● Work to do:
Below are some records. Retype exactly the lines from the one containing "Rebuild this chart" through the one containing "heading_rows = [-1, 3, 7, 12, 16]", both included, skipping every picture.

---

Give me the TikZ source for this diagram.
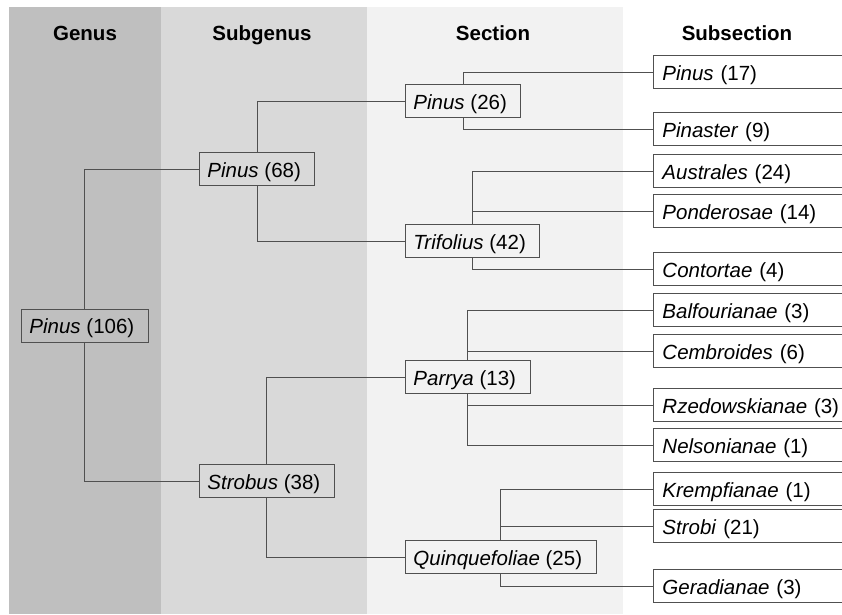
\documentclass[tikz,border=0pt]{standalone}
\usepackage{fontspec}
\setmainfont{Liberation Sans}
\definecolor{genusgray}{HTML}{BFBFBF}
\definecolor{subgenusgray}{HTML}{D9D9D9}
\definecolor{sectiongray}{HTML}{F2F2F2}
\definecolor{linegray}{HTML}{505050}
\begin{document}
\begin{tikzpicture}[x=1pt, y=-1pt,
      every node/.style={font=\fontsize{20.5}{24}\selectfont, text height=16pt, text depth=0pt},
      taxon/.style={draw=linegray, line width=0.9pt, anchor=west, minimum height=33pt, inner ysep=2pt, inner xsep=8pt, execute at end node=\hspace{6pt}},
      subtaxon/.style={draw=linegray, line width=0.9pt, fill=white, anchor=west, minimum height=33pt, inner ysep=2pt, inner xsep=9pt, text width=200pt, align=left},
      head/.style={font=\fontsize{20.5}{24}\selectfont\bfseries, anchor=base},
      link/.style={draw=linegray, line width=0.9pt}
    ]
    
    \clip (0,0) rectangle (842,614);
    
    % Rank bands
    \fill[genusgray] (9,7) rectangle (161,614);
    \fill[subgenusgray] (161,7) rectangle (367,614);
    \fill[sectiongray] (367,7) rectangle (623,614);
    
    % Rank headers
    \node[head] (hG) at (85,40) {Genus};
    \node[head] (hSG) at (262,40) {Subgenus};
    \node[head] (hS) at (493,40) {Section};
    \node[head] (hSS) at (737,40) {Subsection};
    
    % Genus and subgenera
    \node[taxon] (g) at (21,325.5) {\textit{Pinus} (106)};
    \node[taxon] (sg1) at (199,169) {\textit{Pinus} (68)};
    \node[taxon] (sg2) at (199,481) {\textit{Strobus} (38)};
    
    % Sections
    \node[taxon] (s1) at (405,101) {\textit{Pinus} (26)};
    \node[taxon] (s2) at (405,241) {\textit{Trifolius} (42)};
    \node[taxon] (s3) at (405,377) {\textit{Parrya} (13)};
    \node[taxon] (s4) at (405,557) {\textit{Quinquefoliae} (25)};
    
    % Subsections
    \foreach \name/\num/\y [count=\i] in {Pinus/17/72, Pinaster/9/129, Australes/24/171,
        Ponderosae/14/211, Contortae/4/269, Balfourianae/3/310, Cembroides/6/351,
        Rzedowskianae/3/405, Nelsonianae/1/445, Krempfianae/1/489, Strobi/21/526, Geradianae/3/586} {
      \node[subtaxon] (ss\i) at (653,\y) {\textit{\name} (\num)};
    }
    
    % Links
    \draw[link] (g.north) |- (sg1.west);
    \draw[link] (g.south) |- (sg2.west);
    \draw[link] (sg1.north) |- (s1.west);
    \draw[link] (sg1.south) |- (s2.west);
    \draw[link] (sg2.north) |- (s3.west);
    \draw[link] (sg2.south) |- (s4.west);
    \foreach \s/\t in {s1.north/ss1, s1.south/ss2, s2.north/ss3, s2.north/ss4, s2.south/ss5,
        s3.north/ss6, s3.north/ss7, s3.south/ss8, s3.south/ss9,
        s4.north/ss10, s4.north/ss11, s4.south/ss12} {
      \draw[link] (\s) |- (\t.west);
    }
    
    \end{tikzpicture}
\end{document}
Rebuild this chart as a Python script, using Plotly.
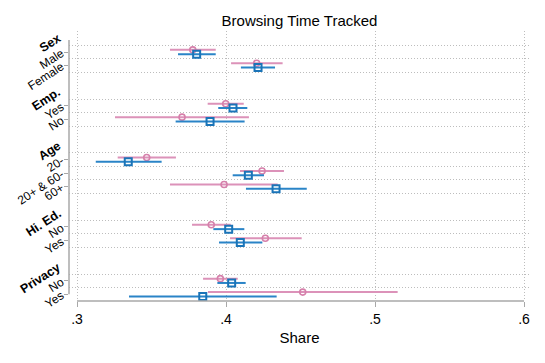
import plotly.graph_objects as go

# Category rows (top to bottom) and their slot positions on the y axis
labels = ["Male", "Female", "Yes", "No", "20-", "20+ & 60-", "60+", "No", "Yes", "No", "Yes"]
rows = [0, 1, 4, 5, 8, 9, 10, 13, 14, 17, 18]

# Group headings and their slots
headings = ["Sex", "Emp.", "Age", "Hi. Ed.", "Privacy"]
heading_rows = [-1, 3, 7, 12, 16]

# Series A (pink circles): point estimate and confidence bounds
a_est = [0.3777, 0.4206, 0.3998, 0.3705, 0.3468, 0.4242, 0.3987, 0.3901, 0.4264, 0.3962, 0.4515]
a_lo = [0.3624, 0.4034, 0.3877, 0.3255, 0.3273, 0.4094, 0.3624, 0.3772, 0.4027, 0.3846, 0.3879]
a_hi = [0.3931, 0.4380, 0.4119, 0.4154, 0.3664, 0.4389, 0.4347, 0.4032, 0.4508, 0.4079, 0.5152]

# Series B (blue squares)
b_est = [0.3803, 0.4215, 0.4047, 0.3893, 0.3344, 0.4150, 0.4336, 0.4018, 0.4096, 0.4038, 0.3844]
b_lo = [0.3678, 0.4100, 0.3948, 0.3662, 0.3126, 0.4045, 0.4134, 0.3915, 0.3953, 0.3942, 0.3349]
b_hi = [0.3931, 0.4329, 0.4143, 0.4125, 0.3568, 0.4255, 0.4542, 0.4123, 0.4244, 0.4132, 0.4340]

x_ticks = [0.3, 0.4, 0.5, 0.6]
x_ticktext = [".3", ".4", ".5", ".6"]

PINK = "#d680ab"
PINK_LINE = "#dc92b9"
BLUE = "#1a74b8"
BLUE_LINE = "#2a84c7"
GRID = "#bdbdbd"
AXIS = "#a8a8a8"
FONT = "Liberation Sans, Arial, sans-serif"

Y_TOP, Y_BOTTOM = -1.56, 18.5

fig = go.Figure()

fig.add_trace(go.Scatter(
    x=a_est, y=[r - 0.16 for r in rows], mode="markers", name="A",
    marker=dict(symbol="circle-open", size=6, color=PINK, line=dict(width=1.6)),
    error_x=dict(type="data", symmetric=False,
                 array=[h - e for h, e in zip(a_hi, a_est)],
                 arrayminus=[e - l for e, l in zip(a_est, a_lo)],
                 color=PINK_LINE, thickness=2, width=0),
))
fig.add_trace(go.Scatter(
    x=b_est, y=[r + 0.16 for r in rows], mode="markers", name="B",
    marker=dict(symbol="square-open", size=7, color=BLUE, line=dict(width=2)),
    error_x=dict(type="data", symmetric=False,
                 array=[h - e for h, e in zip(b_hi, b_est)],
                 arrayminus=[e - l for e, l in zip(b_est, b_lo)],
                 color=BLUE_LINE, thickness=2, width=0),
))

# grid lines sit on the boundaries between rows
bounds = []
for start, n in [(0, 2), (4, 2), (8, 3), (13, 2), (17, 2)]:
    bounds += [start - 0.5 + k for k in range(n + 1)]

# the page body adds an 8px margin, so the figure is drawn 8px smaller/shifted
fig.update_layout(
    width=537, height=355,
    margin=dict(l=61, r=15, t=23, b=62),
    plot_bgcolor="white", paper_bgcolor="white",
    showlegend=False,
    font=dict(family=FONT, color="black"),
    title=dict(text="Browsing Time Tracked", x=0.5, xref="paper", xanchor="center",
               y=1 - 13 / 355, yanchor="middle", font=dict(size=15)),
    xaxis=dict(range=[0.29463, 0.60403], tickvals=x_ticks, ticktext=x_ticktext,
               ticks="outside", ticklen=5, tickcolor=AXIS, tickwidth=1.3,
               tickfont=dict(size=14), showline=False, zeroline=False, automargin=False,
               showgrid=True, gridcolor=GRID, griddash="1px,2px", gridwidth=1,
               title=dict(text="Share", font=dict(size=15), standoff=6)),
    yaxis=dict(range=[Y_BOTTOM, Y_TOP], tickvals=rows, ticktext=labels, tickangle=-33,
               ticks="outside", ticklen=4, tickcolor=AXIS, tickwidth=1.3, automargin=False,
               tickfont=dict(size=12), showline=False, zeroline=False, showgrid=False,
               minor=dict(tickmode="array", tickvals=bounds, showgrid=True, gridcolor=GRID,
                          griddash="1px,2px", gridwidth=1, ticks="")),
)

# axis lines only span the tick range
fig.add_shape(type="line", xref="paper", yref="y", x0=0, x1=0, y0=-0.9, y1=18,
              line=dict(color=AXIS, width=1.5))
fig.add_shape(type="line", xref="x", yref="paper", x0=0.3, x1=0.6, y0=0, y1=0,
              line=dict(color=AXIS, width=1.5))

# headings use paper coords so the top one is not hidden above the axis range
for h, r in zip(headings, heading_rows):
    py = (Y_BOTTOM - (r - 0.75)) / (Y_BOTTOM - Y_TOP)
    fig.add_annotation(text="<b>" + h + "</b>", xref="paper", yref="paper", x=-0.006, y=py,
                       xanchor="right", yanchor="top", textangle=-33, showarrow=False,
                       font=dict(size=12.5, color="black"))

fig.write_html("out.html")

---

● Finished task:
Rebuild this chart as a Python script, using Plotly.
import plotly.graph_objects as go

# Category rows (top to bottom) and their slot positions on the y axis
labels = ["Male", "Female", "Yes", "No", "20-", "20+ & 60-", "60+", "No", "Yes", "No", "Yes"]
rows = [0, 1, 4, 5, 8, 9, 10, 13, 14, 17, 18]

# Group headings and their slots
headings = ["Sex", "Emp.", "Age", "Hi. Ed.", "Privacy"]
heading_rows = [-1, 3, 7, 12, 16]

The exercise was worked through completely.